Виталий посвятил всю свою карьеру защите страны, культуру и традиции которой он ценил. Хотя он никогда не говорил мне об отношении к своему президенту, мне казалось, что он ценит то, как Путин восстановил важность России на международной арене — но предпочел бы мирные методы. Насколько мне известно, он никогда не думал о том, чтобы сложить полномочия в знак протеста против ужасных действий Путина. Но важно понимать, что, даже если бы он так поступил, его скорее всего сменил бы человек, который менее готов к компромиссу. Это только ослабило бы возможности ООН по распространению мира и стабильности и подорвало бы отношения России и США.

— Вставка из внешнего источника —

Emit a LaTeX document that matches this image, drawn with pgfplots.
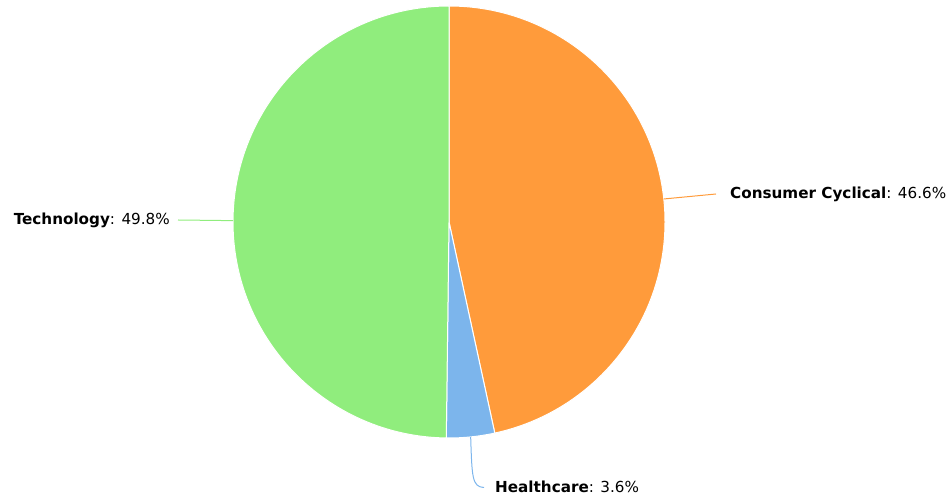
\documentclass[border=0pt]{standalone}
\usepackage{pgfplots}
\pgfplotsset{compat=1.18}
\usepackage{fontspec}
\setmainfont{DejaVu Sans}
\definecolor{consC}{HTML}{FF9B3B}
\definecolor{healthC}{HTML}{7CB5EC}
\definecolor{techC}{HTML}{90ED7D}

\begin{document}
\begin{tikzpicture}
\useasboundingbox (0,0) rectangle (951bp,497bp);
% shares in percent, clockwise from 12 o'clock
\pgfmathsetmacro{\pCons}{46.6}
\pgfmathsetmacro{\pHealth}{3.6}
\pgfmathsetmacro{\pTech}{49.8}
\pgfmathsetmacro{\aA}{90}
\pgfmathsetmacro{\aB}{\aA-3.6*\pCons}
\pgfmathsetmacro{\aC}{\aB-3.6*\pHealth}
\pgfmathsetmacro{\aD}{\aC-3.6*\pTech}
\pgfmathsetmacro{\mA}{(\aA+\aB)/2}
\pgfmathsetmacro{\mB}{(\aB+\aC)/2}
\pgfmathsetmacro{\mC}{(\aC+\aD)/2}
\def\R{216bp}
\begin{axis}[
    at={(0,0)}, anchor=south west,
    scale only axis, width=951bp, height=497bp,
    xmin=0, xmax=951, ymin=0, ymax=497,
    hide axis, clip=false,
  ]
  % slices
  \fill[consC, draw=white, line width=1bp] (axis cs:449,275) -- ++(\aA:\R)
    arc[start angle=\aA, end angle=\aB, radius=\R] -- cycle;
  \fill[healthC, draw=white, line width=1bp] (axis cs:449,275) -- ++(\aB:\R)
    arc[start angle=\aB, end angle=\aC, radius=\R] -- cycle;
  \fill[techC, draw=white, line width=1bp] (axis cs:449,275) -- ++(\aC:\R)
    arc[start angle=\aC, end angle=\aD, radius=\R] -- cycle;
  % connectors
  \draw[consC, line width=1bp] (axis cs:449,275) ++(\mA:\R) -- (axis cs:716,303);
  \draw[healthC, line width=1bp] (axis cs:449,275) ++(\mB:\R)
    .. controls (axis cs:472,20) and (axis cs:472,10) .. (axis cs:484,9.5);
  \draw[techC, line width=1bp] (axis cs:449,275) ++(\mC:\R) -- (axis cs:178,277);
  % labels
  \tikzset{lbl/.style={inner sep=0pt, font=\fontsize{15.2bp}{17bp}\selectfont}}
  \node[lbl, anchor=west] at (axis cs:730,303) {\textbf{Consumer Cyclical}: 46.6\%};
  \node[lbl, anchor=west] at (axis cs:495,10) {\textbf{Healthcare}: 3.6\%};
  \node[lbl, anchor=east] at (axis cs:170,277) {\textbf{Technology}: 49.8\%};
\end{axis}
\end{tikzpicture}
\end{document}
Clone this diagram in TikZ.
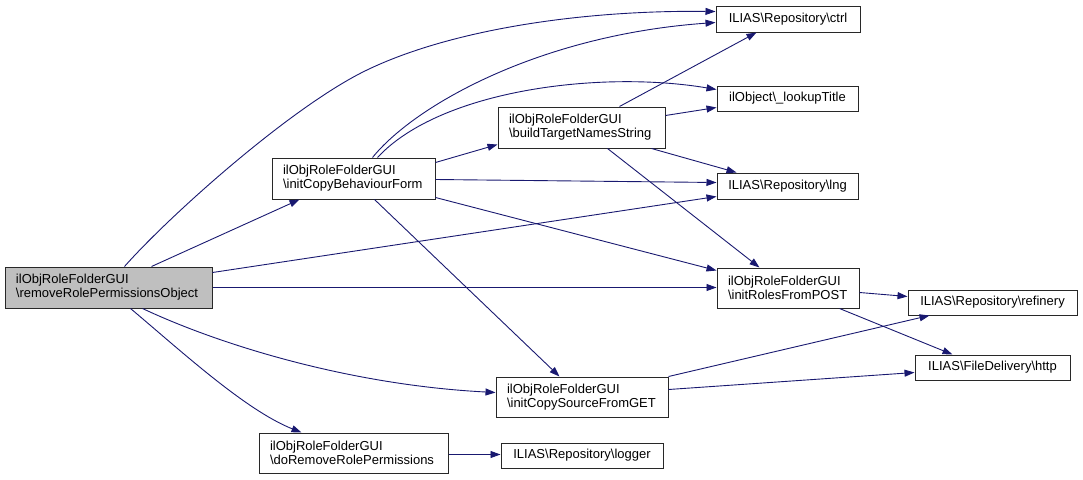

Пока все мы, дипломаты, приходили в ООН и уходили, одна величина оставалась постоянной: Виталий Чуркин был и грозным противником, и заботливым другом, и, конечно, отчаянным защитником России — страны, которую он обожал и ради которой старался. Чтобы восстановить отношения наших стран, американцам не нужно поступаться своими принципами. Надо твердо стоять на своем, не забывая о человечности тех, с кем мы яростно спорим.
Виталий Чуркин
Чуркин был постпредом России в ООН почти 11 лет, с апреля 2006 года.